__AIM__
Spot each line that carries the word "with"; copy those lines.

────────

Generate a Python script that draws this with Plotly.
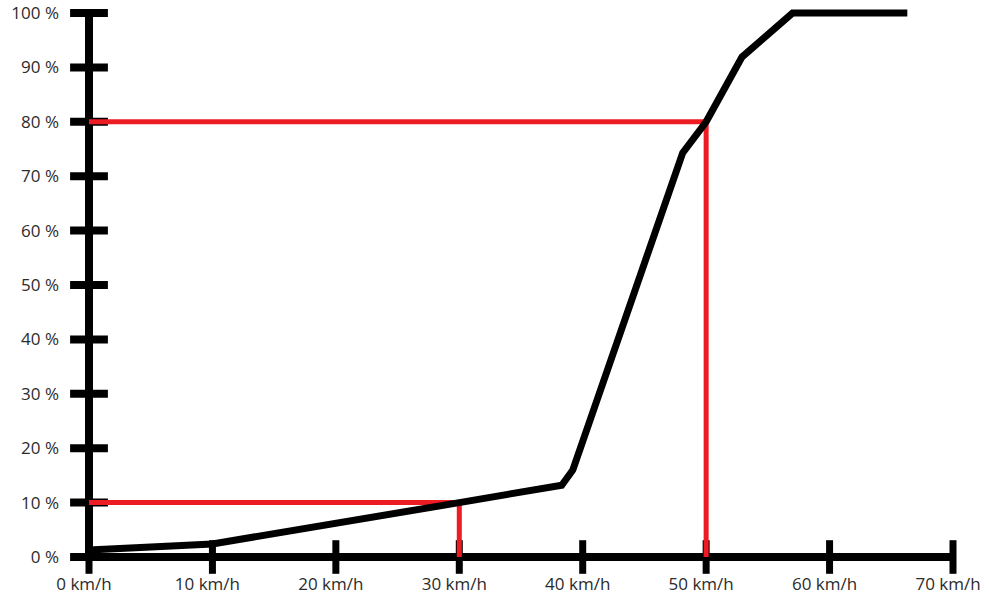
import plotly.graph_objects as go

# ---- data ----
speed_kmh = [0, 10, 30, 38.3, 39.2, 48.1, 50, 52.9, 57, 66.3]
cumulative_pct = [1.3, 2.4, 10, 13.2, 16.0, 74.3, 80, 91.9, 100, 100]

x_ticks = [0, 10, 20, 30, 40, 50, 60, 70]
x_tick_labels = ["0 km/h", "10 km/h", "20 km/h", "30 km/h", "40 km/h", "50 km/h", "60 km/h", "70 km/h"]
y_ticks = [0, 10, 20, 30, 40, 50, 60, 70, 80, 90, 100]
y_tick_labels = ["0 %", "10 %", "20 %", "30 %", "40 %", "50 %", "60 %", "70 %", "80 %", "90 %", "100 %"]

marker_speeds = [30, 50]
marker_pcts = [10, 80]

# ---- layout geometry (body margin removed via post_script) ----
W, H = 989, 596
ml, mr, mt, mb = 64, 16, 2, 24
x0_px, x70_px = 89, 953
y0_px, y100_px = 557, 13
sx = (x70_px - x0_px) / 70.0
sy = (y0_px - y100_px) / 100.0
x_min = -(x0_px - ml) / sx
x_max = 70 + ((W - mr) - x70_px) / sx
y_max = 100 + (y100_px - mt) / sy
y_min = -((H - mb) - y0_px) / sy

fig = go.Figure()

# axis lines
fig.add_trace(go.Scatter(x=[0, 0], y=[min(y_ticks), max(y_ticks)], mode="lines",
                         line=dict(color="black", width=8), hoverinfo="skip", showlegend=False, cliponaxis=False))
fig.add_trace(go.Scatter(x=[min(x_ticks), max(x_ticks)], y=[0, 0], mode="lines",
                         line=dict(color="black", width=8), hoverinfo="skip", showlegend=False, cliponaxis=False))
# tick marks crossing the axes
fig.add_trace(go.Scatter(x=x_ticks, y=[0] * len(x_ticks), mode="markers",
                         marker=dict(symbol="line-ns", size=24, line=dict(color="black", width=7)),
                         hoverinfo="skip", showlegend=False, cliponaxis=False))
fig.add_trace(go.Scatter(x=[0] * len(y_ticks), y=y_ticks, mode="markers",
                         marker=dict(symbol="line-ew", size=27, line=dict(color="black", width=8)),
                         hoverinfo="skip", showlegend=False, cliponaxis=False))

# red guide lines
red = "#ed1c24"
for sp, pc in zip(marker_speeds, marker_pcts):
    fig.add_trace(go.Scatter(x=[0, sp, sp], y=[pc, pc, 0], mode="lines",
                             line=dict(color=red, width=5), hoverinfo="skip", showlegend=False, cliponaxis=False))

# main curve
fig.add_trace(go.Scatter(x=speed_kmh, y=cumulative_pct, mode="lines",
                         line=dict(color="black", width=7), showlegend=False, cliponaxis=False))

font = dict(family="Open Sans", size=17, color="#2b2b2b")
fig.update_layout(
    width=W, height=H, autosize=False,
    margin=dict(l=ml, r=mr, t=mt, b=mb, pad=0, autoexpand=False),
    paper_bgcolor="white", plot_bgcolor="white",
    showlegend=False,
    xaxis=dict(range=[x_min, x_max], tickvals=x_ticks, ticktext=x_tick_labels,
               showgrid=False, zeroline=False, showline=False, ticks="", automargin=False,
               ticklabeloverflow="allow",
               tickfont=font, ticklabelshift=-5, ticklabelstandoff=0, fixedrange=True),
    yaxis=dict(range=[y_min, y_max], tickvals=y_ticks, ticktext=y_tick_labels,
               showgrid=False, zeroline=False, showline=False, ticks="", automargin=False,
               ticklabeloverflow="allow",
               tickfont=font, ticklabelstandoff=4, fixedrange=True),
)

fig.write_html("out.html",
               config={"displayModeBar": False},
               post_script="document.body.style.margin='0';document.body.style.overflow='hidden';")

────────

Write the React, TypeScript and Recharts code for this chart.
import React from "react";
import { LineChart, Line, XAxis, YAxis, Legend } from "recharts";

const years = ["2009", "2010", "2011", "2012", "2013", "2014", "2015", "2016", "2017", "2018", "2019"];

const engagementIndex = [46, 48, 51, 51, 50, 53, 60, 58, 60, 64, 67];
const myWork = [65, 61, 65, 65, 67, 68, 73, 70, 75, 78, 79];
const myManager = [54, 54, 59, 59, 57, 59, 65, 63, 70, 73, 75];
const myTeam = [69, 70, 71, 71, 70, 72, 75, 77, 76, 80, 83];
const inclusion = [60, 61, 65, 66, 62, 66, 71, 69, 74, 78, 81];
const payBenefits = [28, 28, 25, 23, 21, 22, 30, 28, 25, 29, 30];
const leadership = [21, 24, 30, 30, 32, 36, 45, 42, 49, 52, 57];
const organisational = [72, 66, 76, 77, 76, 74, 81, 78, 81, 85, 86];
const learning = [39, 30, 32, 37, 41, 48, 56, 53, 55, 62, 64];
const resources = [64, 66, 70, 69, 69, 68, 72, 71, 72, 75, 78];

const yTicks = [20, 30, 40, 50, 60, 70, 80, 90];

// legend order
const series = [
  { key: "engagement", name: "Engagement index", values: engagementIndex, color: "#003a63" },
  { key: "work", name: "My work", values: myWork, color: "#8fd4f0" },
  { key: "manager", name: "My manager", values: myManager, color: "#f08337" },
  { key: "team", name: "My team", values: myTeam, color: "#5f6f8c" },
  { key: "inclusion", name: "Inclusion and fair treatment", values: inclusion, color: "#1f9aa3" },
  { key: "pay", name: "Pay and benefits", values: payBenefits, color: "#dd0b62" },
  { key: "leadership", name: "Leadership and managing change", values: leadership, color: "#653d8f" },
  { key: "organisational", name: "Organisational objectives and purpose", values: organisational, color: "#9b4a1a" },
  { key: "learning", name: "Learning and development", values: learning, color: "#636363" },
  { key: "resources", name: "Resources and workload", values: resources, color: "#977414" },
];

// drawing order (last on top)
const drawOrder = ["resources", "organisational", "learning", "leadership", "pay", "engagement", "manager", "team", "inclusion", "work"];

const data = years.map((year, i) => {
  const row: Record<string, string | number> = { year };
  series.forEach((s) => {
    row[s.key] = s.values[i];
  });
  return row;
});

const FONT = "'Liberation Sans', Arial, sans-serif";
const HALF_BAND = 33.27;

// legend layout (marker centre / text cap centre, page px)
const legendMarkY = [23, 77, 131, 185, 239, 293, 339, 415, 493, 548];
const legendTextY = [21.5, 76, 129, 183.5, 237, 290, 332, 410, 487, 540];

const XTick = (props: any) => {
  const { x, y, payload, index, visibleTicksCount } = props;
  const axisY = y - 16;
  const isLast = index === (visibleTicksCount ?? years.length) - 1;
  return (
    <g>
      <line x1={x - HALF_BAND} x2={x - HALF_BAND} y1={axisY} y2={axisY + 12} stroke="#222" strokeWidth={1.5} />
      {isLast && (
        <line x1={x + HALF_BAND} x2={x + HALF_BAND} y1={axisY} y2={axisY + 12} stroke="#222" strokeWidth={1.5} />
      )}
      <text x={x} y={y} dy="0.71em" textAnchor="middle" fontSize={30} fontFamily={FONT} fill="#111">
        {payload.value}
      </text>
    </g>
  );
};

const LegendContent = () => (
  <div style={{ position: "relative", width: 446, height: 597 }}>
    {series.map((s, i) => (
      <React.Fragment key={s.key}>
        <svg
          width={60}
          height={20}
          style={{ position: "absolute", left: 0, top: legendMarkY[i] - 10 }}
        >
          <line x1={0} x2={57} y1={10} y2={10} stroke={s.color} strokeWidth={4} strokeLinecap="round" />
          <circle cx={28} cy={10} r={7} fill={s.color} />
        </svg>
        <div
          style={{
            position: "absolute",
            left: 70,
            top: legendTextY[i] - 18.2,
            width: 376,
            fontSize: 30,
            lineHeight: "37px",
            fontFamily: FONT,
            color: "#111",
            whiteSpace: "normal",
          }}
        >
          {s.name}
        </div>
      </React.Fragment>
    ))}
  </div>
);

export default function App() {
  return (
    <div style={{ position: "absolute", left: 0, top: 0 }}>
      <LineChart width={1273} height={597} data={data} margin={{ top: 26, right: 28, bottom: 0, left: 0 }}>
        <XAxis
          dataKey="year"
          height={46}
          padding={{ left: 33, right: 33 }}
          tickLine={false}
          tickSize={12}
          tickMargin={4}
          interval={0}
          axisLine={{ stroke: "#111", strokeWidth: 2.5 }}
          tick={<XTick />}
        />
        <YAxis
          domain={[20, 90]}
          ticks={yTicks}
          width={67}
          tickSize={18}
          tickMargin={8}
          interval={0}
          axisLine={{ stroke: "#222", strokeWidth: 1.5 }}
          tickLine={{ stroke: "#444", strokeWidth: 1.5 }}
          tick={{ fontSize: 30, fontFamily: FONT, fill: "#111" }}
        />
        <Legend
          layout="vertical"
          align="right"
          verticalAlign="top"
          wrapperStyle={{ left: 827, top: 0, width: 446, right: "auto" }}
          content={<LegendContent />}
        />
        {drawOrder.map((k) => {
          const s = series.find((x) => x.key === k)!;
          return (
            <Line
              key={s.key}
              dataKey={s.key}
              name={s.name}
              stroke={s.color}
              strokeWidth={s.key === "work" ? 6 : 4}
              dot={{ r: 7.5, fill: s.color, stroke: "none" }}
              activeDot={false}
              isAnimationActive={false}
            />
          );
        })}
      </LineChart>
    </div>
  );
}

────────

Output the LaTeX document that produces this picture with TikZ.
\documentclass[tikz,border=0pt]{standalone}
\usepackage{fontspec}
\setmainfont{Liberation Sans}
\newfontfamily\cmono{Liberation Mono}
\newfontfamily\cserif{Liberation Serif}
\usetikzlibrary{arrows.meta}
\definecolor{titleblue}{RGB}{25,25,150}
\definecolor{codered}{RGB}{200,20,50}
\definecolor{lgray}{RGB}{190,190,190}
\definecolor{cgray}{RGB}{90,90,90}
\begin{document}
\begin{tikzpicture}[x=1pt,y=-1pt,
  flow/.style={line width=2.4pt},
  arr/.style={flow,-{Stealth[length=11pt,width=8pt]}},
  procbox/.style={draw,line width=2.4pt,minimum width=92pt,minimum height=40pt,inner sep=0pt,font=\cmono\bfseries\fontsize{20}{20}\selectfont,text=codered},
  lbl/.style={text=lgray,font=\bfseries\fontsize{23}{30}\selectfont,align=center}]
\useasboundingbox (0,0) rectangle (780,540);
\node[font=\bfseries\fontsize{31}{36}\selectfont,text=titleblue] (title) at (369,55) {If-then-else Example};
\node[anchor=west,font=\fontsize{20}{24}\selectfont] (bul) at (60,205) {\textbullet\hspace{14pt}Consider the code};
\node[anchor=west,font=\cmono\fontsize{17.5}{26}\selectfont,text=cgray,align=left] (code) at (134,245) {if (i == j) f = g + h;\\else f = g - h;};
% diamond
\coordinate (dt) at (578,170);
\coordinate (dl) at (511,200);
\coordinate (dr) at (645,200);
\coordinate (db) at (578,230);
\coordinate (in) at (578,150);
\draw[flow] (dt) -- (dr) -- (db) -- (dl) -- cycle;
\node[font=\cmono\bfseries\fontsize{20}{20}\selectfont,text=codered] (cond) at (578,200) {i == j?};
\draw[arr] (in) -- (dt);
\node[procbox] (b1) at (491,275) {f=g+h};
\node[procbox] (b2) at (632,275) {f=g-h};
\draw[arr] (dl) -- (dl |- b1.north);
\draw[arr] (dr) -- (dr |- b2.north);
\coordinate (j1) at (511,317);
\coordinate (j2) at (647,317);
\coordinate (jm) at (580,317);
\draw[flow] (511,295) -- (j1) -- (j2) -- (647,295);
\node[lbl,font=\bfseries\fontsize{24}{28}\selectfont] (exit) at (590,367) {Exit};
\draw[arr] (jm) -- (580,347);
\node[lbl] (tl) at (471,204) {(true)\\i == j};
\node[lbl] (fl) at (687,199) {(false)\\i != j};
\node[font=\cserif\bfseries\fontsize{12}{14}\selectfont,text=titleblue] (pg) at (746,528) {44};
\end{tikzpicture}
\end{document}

────────

__COMPLETE OUTPUT__
Generate a Python script that draws this with Plotly.
Output the LaTeX document that produces this picture with TikZ.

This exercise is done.